Task directions: In the listing below, find the line that contains "Reproduce this chart with matplotlib." and the line that contains "plt.rcParams['font.family'] = ['Liberation". Quote both and every line between them, exactly, and nothing more.

--- start Material to process ---

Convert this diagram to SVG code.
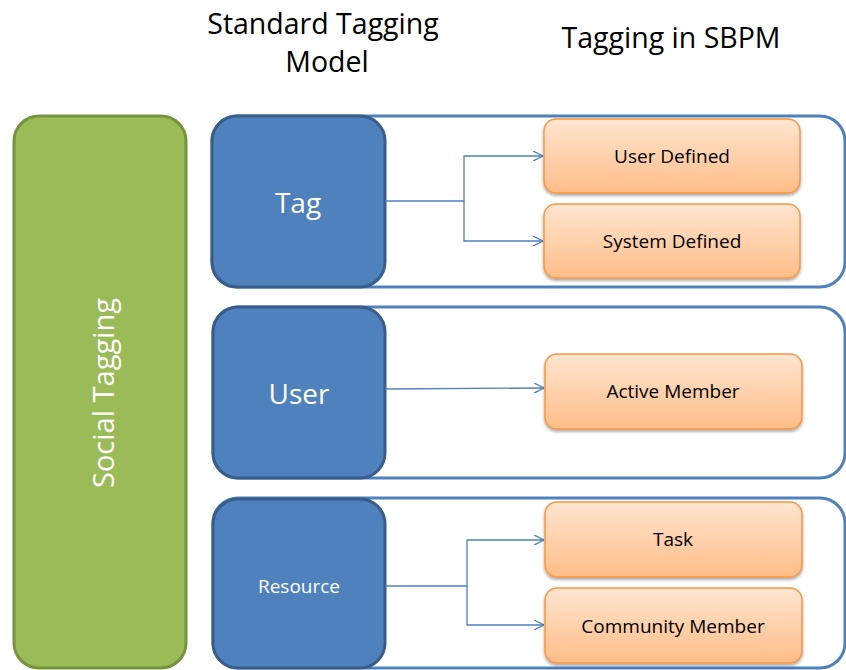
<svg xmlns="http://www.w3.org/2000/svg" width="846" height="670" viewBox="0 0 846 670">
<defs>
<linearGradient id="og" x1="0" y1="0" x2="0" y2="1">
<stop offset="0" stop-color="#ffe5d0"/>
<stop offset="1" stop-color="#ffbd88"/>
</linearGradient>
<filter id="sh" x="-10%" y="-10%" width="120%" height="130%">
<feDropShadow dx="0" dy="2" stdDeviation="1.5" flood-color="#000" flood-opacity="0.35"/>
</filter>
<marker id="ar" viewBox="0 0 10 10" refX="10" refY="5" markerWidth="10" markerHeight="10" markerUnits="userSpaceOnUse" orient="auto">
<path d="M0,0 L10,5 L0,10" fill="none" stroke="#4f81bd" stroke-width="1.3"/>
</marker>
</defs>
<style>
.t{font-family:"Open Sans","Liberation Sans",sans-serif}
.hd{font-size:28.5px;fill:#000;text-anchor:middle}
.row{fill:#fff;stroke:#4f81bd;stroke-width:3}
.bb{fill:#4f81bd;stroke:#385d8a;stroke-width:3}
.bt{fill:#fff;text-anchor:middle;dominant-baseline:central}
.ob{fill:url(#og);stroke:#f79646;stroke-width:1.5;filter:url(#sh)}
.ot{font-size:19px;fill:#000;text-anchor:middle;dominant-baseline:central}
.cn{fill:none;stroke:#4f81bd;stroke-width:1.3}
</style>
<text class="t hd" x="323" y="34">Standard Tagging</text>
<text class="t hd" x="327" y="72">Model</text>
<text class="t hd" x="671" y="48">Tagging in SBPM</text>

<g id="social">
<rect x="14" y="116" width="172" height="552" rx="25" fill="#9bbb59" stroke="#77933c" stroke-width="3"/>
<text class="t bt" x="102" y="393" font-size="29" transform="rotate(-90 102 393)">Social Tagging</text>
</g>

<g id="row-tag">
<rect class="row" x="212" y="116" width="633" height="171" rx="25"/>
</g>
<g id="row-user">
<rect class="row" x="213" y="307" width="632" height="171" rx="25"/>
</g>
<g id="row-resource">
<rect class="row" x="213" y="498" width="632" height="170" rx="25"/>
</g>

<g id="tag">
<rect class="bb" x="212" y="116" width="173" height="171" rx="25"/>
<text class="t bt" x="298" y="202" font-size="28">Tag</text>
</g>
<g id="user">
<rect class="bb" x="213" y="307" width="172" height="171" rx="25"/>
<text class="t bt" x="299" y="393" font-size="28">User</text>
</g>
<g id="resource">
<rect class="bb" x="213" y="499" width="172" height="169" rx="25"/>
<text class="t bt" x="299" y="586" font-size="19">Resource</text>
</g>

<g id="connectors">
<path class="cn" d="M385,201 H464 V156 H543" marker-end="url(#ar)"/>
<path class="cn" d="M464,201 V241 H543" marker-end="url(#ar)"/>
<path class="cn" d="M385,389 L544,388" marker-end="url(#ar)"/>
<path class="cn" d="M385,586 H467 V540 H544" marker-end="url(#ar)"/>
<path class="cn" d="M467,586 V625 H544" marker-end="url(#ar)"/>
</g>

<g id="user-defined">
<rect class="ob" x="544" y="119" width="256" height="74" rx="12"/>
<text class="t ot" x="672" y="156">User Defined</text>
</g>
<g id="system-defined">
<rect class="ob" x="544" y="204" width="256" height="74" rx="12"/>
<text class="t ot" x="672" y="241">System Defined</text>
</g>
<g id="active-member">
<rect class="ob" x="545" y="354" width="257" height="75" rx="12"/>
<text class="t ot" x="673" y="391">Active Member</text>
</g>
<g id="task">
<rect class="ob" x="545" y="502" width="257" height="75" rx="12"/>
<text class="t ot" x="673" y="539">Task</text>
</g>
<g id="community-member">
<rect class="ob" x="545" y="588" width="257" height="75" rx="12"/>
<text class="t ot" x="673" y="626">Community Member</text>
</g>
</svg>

--- end Material to process ---
--- start Material to process ---

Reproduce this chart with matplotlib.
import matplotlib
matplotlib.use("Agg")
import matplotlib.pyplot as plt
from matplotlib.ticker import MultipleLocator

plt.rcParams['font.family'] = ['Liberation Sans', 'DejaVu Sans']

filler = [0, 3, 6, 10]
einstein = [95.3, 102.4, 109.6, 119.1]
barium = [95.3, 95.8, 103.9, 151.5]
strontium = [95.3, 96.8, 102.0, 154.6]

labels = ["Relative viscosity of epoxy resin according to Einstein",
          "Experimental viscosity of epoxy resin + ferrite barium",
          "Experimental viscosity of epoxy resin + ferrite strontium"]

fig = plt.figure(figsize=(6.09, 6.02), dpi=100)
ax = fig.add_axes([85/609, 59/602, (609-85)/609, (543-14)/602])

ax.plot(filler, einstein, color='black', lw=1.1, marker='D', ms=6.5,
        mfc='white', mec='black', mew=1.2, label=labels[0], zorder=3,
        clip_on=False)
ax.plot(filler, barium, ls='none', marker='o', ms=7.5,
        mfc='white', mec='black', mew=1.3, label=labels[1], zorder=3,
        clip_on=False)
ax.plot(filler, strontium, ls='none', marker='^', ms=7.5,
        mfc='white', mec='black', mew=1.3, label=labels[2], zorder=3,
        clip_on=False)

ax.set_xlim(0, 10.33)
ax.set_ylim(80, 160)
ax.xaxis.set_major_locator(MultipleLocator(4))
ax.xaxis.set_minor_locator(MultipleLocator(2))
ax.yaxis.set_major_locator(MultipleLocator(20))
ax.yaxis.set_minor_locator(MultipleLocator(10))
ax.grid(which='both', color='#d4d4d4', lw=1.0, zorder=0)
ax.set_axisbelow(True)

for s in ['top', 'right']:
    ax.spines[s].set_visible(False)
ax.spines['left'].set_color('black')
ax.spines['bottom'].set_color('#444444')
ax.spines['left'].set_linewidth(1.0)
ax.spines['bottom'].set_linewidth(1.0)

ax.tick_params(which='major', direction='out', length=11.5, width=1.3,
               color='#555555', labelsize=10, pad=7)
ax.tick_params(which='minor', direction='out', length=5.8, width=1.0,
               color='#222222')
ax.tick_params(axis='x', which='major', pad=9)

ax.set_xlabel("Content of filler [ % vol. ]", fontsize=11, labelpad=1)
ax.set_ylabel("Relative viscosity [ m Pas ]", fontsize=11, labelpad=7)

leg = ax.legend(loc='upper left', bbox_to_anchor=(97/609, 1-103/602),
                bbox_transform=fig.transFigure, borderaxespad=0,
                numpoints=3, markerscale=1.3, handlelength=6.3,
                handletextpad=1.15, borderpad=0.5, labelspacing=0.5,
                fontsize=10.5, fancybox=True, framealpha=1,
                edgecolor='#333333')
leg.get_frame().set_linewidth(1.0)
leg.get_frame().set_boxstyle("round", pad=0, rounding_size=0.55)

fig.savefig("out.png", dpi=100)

--- end Material to process ---

Exercise output:
Reproduce this chart with matplotlib.
import matplotlib
matplotlib.use("Agg")
import matplotlib.pyplot as plt
from matplotlib.ticker import MultipleLocator

plt.rcParams['font.family'] = ['Liberation Sans', 'DejaVu Sans']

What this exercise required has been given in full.